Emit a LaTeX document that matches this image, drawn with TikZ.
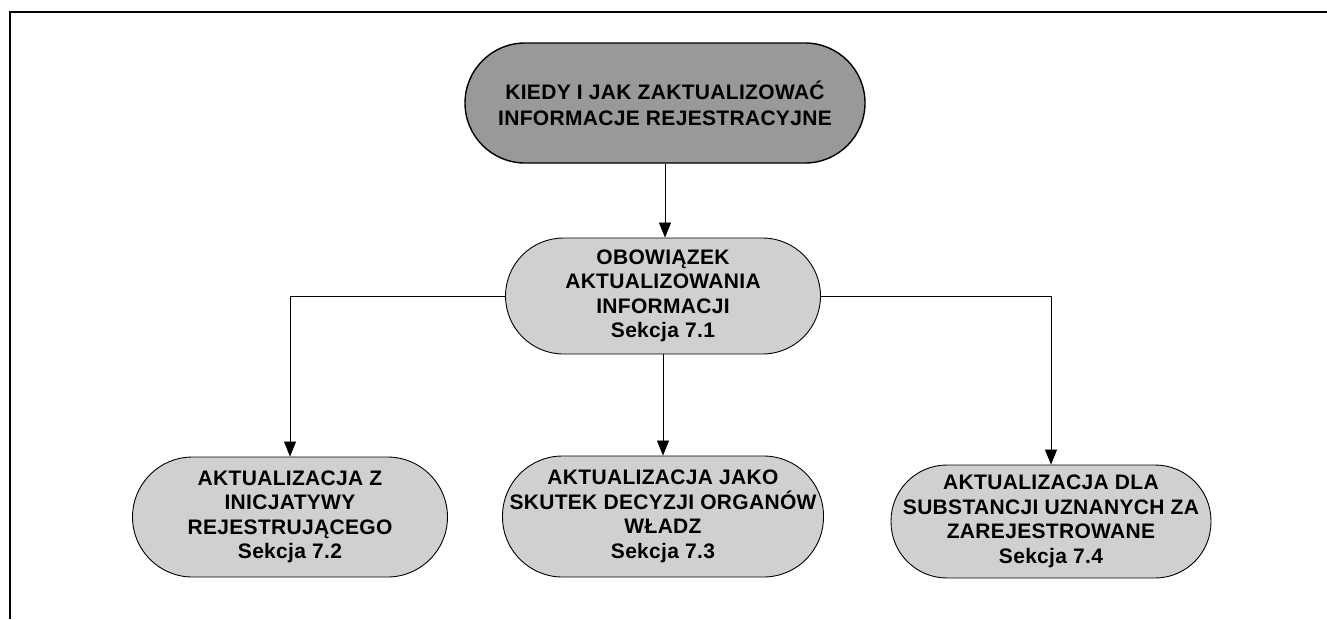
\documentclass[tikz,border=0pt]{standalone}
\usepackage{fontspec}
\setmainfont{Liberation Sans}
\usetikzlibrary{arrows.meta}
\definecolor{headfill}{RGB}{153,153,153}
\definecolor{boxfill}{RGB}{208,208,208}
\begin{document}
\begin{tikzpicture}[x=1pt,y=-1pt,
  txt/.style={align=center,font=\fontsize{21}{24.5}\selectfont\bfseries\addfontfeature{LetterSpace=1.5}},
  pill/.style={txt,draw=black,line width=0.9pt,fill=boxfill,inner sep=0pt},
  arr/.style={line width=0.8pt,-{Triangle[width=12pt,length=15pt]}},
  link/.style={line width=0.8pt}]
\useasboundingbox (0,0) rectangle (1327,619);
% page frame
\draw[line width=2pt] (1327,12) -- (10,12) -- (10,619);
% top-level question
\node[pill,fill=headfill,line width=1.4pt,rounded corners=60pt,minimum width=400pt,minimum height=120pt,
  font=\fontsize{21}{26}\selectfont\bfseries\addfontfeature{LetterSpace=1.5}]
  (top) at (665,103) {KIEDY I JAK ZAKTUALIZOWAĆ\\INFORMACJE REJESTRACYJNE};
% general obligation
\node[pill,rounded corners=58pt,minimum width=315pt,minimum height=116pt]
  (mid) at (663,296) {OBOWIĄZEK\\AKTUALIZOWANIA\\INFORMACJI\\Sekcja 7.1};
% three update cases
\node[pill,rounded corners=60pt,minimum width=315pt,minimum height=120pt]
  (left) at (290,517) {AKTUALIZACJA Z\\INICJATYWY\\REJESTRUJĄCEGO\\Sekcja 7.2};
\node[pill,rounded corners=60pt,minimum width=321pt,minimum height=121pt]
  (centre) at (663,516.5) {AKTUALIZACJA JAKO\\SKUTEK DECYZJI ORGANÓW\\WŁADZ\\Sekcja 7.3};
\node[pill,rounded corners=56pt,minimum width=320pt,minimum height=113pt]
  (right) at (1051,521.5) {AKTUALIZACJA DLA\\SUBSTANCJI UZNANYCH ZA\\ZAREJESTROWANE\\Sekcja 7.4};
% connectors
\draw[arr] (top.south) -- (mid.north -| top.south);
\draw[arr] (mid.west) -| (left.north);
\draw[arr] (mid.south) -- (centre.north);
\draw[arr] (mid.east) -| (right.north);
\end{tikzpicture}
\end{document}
----------
Task description: Reproduce the listing exactly. Leave its pictures out.

Answer to the task:
Emit a LaTeX document that matches this image, drawn with TikZ.
\documentclass[tikz,border=0pt]{standalone}
\usepackage{fontspec}
\setmainfont{Liberation Sans}
\usetikzlibrary{arrows.meta}
\definecolor{headfill}{RGB}{153,153,153}
\definecolor{boxfill}{RGB}{208,208,208}
\begin{document}
\begin{tikzpicture}[x=1pt,y=-1pt,
  txt/.style={align=center,font=\fontsize{21}{24.5}\selectfont\bfseries\addfontfeature{LetterSpace=1.5}},
  pill/.style={txt,draw=black,line width=0.9pt,fill=boxfill,inner sep=0pt},
  arr/.style={line width=0.8pt,-{Triangle[width=12pt,length=15pt]}},
  link/.style={line width=0.8pt}]
\useasboundingbox (0,0) rectangle (1327,619);
% page frame
\draw[line width=2pt] (1327,12) -- (10,12) -- (10,619);
% top-level question
\node[pill,fill=headfill,line width=1.4pt,rounded corners=60pt,minimum width=400pt,minimum height=120pt,
  font=\fontsize{21}{26}\selectfont\bfseries\addfontfeature{LetterSpace=1.5}]
  (top) at (665,103) {KIEDY I JAK ZAKTUALIZOWAĆ\\INFORMACJE REJESTRACYJNE};
% general obligation
\node[pill,rounded corners=58pt,minimum width=315pt,minimum height=116pt]
  (mid) at (663,296) {OBOWIĄZEK\\AKTUALIZOWANIA\\INFORMACJI\\Sekcja 7.1};
% three update cases
\node[pill,rounded corners=60pt,minimum width=315pt,minimum height=120pt]
  (left) at (290,517) {AKTUALIZACJA Z\\INICJATYWY\\REJESTRUJĄCEGO\\Sekcja 7.2};
\node[pill,rounded corners=60pt,minimum width=321pt,minimum height=121pt]
  (centre) at (663,516.5) {AKTUALIZACJA JAKO\\SKUTEK DECYZJI ORGANÓW\\WŁADZ\\Sekcja 7.3};
\node[pill,rounded corners=56pt,minimum width=320pt,minimum height=113pt]
  (right) at (1051,521.5) {AKTUALIZACJA DLA\\SUBSTANCJI UZNANYCH ZA\\ZAREJESTROWANE\\Sekcja 7.4};
% connectors
\draw[arr] (top.south) -- (mid.north -| top.south);
\draw[arr] (mid.west) -| (left.north);
\draw[arr] (mid.south) -- (centre.north);
\draw[arr] (mid.east) -| (right.north);
\end{tikzpicture}
\end{document}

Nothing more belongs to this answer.